I still remember the spring of 2022 like it was yesterday. The air was thick with the tension of back-to-back raids, my PMC huddled behind a rusted shipping container on Customs, squinting into the pixelated shadows. Escape from Tarkov was already infamous for its unforgiving realism and nightmarish difficulty, but one thing kept breaking my immersion: the visual noise that could hide a fully kitted enemy one meter away. Back then, rumors swirled that Battlestate Games was about to drop Nvidia's DLSS into our laps. I couldn't have been more thrilled.

The announcement through a WCCFTech report and Nikita Buyanov's Twitch stream felt surreal. An upscaling technology like DLSS coming to Tarkov? The game that punished you for breathing? But yes, four options were shown: turn DLSS off, or pick from quality, balanced, or performance modes. I remember installing that patch, my heart pounding. The "passed the testing phase" words echoed in my head. When I finally dropped into Interchange with DLSS on Quality, it was transformative. The glare of fluorescent lights didn't wash out distant shelves anymore. I spotted a scav slipping past the idea store with a clarity I’d only dreamed of. That update single-handedly redefined my mid-wipe strategy.
As weeks turned into months, the visual tech arms race kept accelerating. Word that AMD's FidelityFX Super Resolution (FSR) might arrive someday made me hope that low-end rigs would get their due. By the time the year ended, ray tracing had also been teased, making every reflection in puddles a potential tactical advantage. Fast forward to 2026, and I'm still deep in the Tarkov grind, but now both DLSS 3.5 and FSR 2.0 are fully integrated. The upscaling has evolved beyond frame rate boosts—AI denoisers clean up motion artifacts, and frame generation can push me past 140 FPS even during a chaotic Resort firefight. The once-jarring fence textures are now razor sharp, and the Northern Lights on Lighthouse look so real I sometimes forget to watch my six.

Let me tell you about last week. I was on Woods, lugging a Mechanic task item toward the truck near the sawmill. The rain was a miserable drizzle, and usually that meant enemies blended into the treeline. But with DLSS set to Balanced and my settings dialed in, I caught the faint shimmer of an optic lens through the leaves—an enemy sniper prone on the ridge. My heart lurched. Without that visual clarity, I'd be staring at the death screen by now. I rotated, flanked, and dropped the poor soul with a single clean headshot. Moments like that are why upscaling isn't just eye candy in a hardcore survival sim; it’s a survival tool. Even the armored truck that sometimes spawns near the USEC camp was so detailed I could spot the bullet holes from a previous encounter, which gave me context about nearby player activity.

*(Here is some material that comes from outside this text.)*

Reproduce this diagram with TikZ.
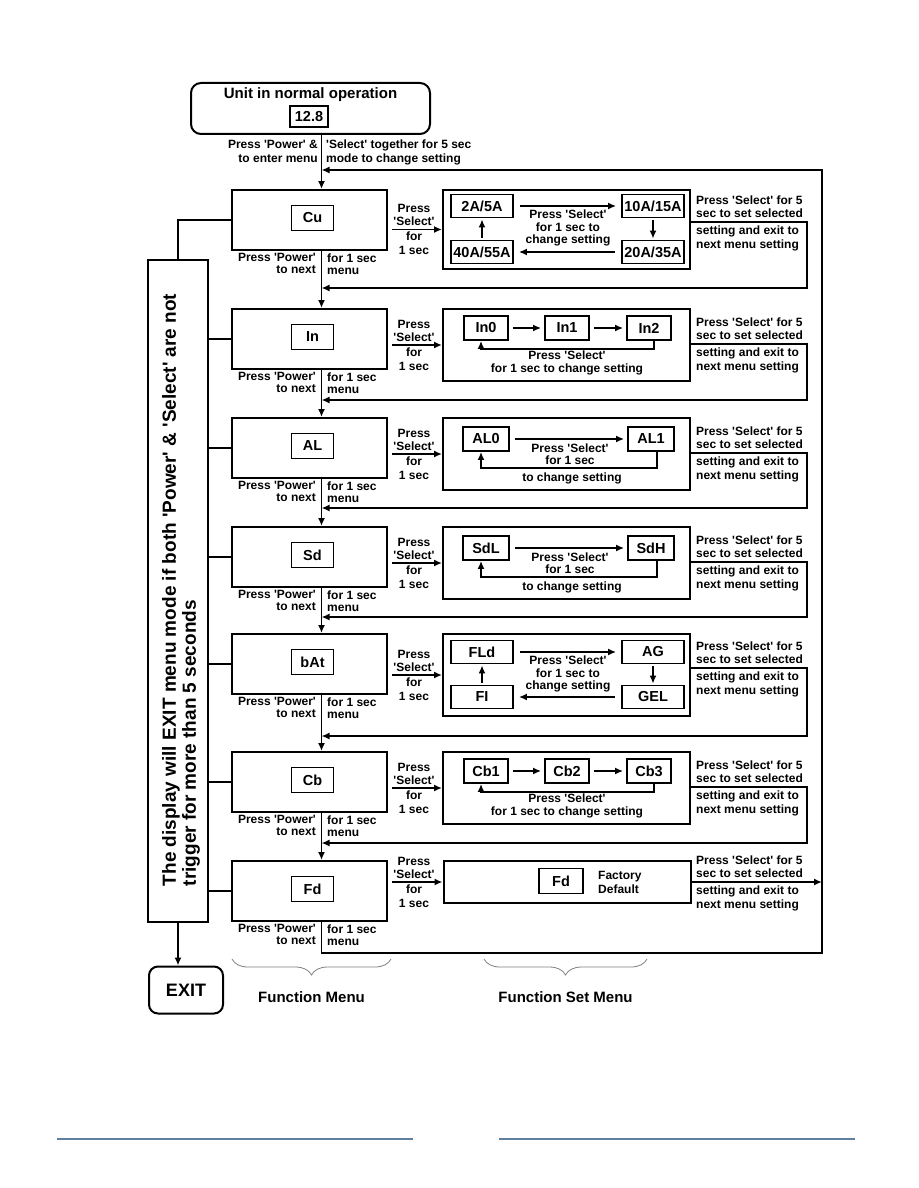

Other games adopted these technologies too, but Tarkov’s implementation taught me a lot about the industry’s direction. Red Dead Redemption 2’s DLSS upgrade was a marvel, yet the stakes there were never quite the same. In Tarkov, losing gear to a blurry silhouette versus a crisp, fair engagement is night and day. The dev team understood that visual clarity isn’t about making the game prettier—it's about respecting the player’s time and investment. That’s why I’ve stuck around through wipes and meta changes. Seeing Escape from Tarkov move from a closed beta in 2017 to a title that embraces AI-powered upscaling and ray-traced ambience in 2026 has been a privilege. Who knows what comes next? Maybe neural rendering that predicts enemy movement before I even see it. One thing’s for sure: I’ll be in the queue, heart racing, ready for another raid.